If $X$ and $Y$ are bijective as sets and $|X| >|G|$ , then is there a bijection $f: X \to Y$ such that $f(gx)=gf(x), \forall g\in G, \forall x\in X$ ?
On
Here's a counterexample: $$G = \mathbb{Z}$$ $$X = \mathbb{Z}$$ $$Y = \frac{1}{2} \mathbb{Z} = \{\frac{p}{2q} \mid p,q \in \mathbb{Z}, q \ne 0\}$$ and the action of $G$ on both sets is simply addition: $$n \cdot x = n + x \quad\text{for all $x \in X$} $$ $$n \cdot y = n + y \quad\text{for all $y \in Y$} $$ Perhaps you have overlooked the concept of transitivity of the action: $G$ acts transitively on $X$ but not on $Y$.
Still no - consider $\mathbb{Z}$ acting on $\mathbb{Q}$ by translation versus $\mathbb{Z}$ acting on $\mathbb{Z}$ by translation.
The obstacle is the number of orbits. Specifically, if $G$ acts on $X, Y$ freely and there are the same number of orbits in each case, then there is an action-preserving bijection between $X$ and $Y$; but if the number of orbits is different, then there isn't. The point is that the cardinality of the sets isn't enough information in general to determine the number of orbits. (I give more details at my answer to your other question.)

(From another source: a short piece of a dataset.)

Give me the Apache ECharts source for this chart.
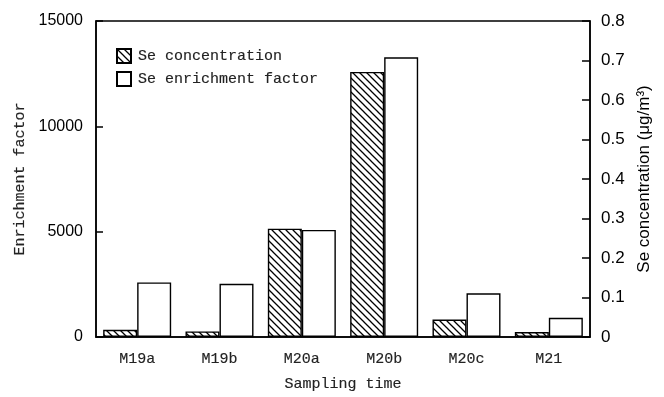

The answer to your edited question is yes. If $G$ acts on $X$, and $X$ is infinite and of cardinality $>\vert G\vert$, then the number of orbits is exactly $\vert X\vert$. This follows from a quick exercise in cardinal arithmetic: that $\kappa\times\lambda=\max\{\kappa,\lambda\}$ for $\kappa,\lambda$ infinite cardinals.
Now by the above,this means that if $G$ acts freely on infinite sets of cardinality $>\vert G\vert$, those sets are in action-preserving bijection.
Note that at no point does $G$ need to be infinite!